The Ebenezer Covered Bridge is 32 feet long and 12 feet wide. Vertical boards cover the sides. It is painted barn red. It has two windows on each side. The roof covers only a part of the bridge.
The bridge used to cross the South Fork of Maple Creek. It is unknown when it was built. It was sold to Washington County in 1977 as part of the construction of Interstate 70.
The bridge was moved to Mingo Creek County Park and placed on the abutments of an earlier bridge across Mingo Creek, according to the National Register nomination form for the bridge. It was renovated – the deck was reinforced with I-beams and covered with new planks. It has a sheet metal roof. Its condition is listed as “Good, but altered”.
The bridge is designated a historic bridge by the Washington County History & Landmarks Foundation.

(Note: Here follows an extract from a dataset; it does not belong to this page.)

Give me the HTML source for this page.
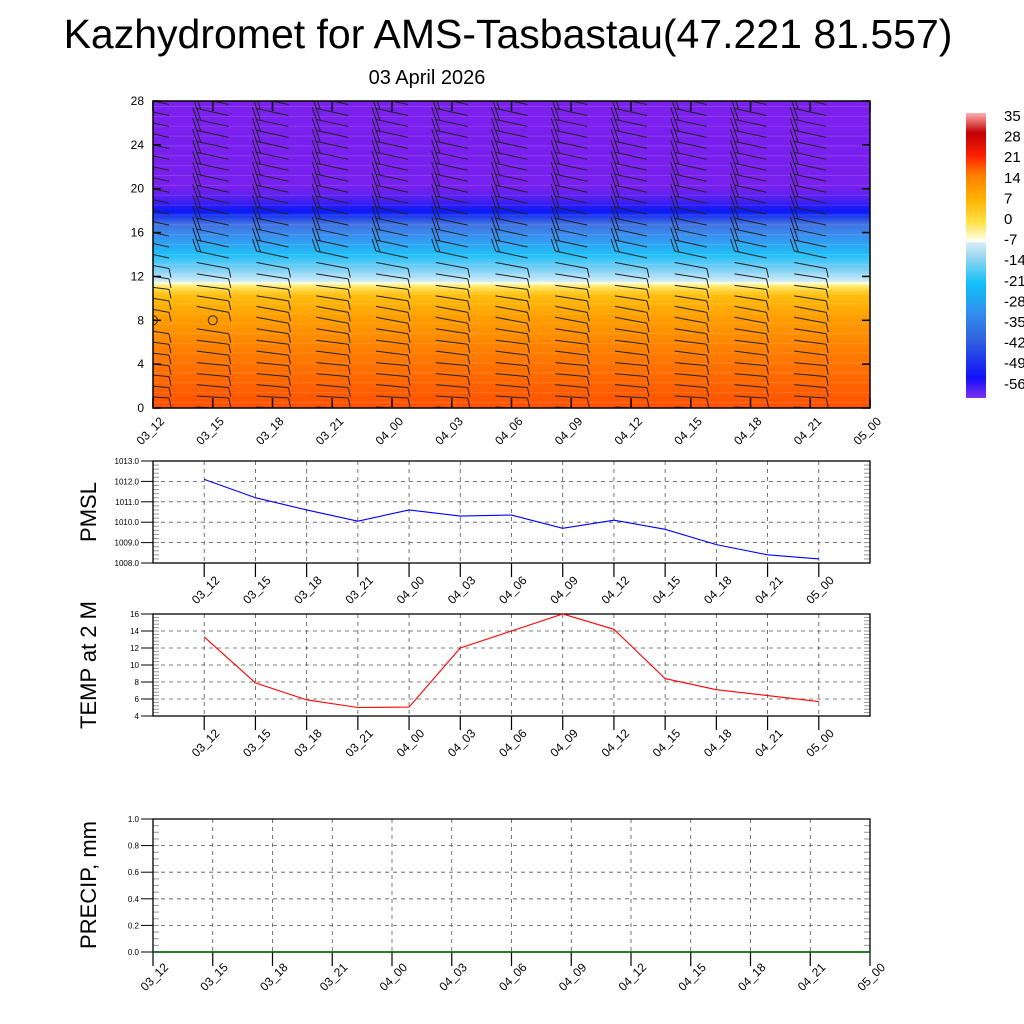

The reason bridges were covered was “to protect the structure supporting the bridge. Without protection from the weather, the wooden timbers supporting the bridge would decay and eventually collapse. By keeping them dry, they will last much longer,” according to the National Society for the Preservation of Covered Bridges. Uncovered wooden bridges typically lasted only 20 years because of the weather. Pennsylvania has the most covered bridges of any state – 213 of them.
A covered bridge covers and protects the truss. A truss is a bunch of wooden beams that make up the bridge. The Ebenezer Covered Bridge is a queenpost truss. A queenpost truss uses two central supporting posts. How the bridge was constructed to last as long as it has can be seen in person anytime Mingo Creek Park is open, and especially during the annual Covered Bridges Festival held annually in September.
The Ebenezer Covered Bridge is located in the southwest of Mingo Creek County Park, where the Henry Covered Bridge is also located. The Ebenezer Covered Bridge is about one mile from the park’s West Entrance. Parking is available in a large lot at one end of the bridge.